In general, as shown in FIG. 1, a battery module 1 includes: a shell 2 having a predetermined housing space that is open at the top and the bottom thereof; a battery assembly 6 having a plurality of cylindrical batteries 3 disposed in such a manner that axis lines of the batteries are parallel to each other, and battery retaining boards 5 disposed at the top and the bottom of the whole batteries 3 so as to fix the batteries 3 integrally by means of support bars 4; a lower cap 7 for fixing the lower battery retaining board 5 of the battery assembly 6 by means of the lower edge of the shell when the battery assembly 6 is inserted into the housing space of the shell 2; and an upper cap 8 for fixing the upper battery retaining board 5 of the battery assembly 6 by means of the upper edge of the shell 2.
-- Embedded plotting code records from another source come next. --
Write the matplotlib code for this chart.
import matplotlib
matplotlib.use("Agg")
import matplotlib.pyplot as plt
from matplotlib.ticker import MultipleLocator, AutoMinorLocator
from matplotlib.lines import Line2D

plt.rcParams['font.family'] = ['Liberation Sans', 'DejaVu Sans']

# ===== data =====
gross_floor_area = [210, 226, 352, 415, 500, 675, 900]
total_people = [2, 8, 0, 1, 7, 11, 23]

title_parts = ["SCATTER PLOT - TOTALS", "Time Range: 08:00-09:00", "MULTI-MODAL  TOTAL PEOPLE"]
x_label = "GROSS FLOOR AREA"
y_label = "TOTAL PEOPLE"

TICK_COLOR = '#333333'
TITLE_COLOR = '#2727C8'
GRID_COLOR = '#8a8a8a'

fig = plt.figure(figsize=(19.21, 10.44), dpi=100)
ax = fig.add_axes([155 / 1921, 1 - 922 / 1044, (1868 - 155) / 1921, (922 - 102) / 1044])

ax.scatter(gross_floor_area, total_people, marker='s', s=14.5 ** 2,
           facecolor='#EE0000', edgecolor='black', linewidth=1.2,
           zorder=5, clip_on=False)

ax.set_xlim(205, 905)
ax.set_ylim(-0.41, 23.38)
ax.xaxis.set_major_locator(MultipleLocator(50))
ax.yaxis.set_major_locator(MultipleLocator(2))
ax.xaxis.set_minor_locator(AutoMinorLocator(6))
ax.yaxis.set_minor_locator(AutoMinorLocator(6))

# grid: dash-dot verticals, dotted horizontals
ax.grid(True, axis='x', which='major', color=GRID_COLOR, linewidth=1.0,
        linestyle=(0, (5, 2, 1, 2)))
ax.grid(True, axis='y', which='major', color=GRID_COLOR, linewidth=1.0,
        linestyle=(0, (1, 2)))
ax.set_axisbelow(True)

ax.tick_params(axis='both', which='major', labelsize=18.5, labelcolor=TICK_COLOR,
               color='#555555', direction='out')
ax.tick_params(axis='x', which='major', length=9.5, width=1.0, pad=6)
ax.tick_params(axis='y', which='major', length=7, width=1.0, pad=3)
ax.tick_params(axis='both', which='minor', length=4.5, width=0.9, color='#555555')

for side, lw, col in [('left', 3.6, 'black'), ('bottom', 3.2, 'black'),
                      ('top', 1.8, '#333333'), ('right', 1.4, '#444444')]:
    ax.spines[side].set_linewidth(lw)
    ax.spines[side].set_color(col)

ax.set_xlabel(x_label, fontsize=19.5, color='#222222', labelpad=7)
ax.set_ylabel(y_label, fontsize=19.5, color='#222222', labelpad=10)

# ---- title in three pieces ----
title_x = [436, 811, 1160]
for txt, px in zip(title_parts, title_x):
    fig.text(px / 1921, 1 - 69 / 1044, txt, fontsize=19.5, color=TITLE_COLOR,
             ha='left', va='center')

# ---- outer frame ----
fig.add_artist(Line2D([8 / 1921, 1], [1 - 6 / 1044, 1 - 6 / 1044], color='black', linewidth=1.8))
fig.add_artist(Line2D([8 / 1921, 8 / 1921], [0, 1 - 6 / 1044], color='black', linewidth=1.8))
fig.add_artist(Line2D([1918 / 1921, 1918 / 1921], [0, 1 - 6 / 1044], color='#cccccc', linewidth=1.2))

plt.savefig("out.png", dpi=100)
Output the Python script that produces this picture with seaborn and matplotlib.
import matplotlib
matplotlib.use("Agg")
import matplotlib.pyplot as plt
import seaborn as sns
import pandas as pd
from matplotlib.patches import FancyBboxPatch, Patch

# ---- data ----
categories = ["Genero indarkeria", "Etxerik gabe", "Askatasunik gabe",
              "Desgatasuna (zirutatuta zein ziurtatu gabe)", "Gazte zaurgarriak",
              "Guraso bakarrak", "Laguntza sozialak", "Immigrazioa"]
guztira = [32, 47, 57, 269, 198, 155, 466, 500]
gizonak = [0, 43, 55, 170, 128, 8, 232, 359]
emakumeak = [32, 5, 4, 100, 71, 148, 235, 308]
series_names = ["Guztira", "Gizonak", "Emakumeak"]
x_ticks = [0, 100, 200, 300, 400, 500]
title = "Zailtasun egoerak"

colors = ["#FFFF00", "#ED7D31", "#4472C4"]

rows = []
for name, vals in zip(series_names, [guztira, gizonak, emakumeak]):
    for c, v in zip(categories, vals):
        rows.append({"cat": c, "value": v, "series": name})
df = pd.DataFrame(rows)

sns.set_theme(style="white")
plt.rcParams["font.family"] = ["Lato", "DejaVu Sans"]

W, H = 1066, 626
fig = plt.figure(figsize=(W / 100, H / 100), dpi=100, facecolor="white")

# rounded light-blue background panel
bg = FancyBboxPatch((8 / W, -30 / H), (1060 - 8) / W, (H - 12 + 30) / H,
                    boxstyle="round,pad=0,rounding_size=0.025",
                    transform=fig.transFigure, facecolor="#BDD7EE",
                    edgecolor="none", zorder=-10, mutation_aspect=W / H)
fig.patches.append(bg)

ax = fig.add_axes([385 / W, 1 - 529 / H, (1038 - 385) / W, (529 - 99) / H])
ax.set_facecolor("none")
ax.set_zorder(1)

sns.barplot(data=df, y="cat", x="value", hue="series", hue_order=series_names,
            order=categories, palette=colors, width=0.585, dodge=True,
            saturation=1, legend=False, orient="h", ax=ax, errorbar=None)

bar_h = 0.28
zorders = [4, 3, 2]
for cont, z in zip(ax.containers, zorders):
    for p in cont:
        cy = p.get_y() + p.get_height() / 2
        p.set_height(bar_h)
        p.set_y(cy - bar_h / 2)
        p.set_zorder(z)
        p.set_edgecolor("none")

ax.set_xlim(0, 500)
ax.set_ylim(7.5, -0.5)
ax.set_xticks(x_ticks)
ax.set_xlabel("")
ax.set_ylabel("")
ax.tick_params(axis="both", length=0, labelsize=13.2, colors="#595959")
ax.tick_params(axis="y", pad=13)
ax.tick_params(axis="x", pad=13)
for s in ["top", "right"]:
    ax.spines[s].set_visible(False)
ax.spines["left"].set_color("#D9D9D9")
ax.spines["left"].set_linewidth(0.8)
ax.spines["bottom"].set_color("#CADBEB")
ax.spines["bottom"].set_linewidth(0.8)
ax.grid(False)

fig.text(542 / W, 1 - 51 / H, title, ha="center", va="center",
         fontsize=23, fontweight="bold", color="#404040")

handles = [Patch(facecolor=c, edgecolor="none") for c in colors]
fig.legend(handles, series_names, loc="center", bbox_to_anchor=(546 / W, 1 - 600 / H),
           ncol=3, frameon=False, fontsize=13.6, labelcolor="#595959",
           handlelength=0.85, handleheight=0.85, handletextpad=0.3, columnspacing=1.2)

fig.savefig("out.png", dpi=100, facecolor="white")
Particularly, each of the lower cap 7 and the upper cap 8 is provided with airflow ports 9 in order to discharge heat generated from each battery 3 in the battery assembly 6 to the exterior. Additionally, the upper cap 8 is provided with terminals 8a at one side thereof so as to supply electric current to an external instrument.
However, such a conventional battery module has a problem in that batteries forming a battery assembly have a cylindrical shape and relatively large length and thus the whole volume of the battery module undesirably becomes large.
Further, because the battery assembly is large, it is not handy to laminate and integrally fix a plurality of battery assemblies in order to manufacture a battery module conformed to the electric power requirement for a desired instrument.
In another aspect, such a conventional battery module has a complicated structure because electrodes of each battery in a battery assembly are connected via connectors on the battery retaining boards. Moreover, connecting electrodes of each battery via connectors on the battery retaining boards is very cumbersome work.
Additionally, when multiple battery modules are laminated so as to be applied as a power source for an instrument requiring high output (for example a motor-drivable car), there is a great possibility of batteries being overheated while the battery modules are operated for a long time, because batteries in a battery assembly forming a battery module are in close contact with each other and surrounded with a shell.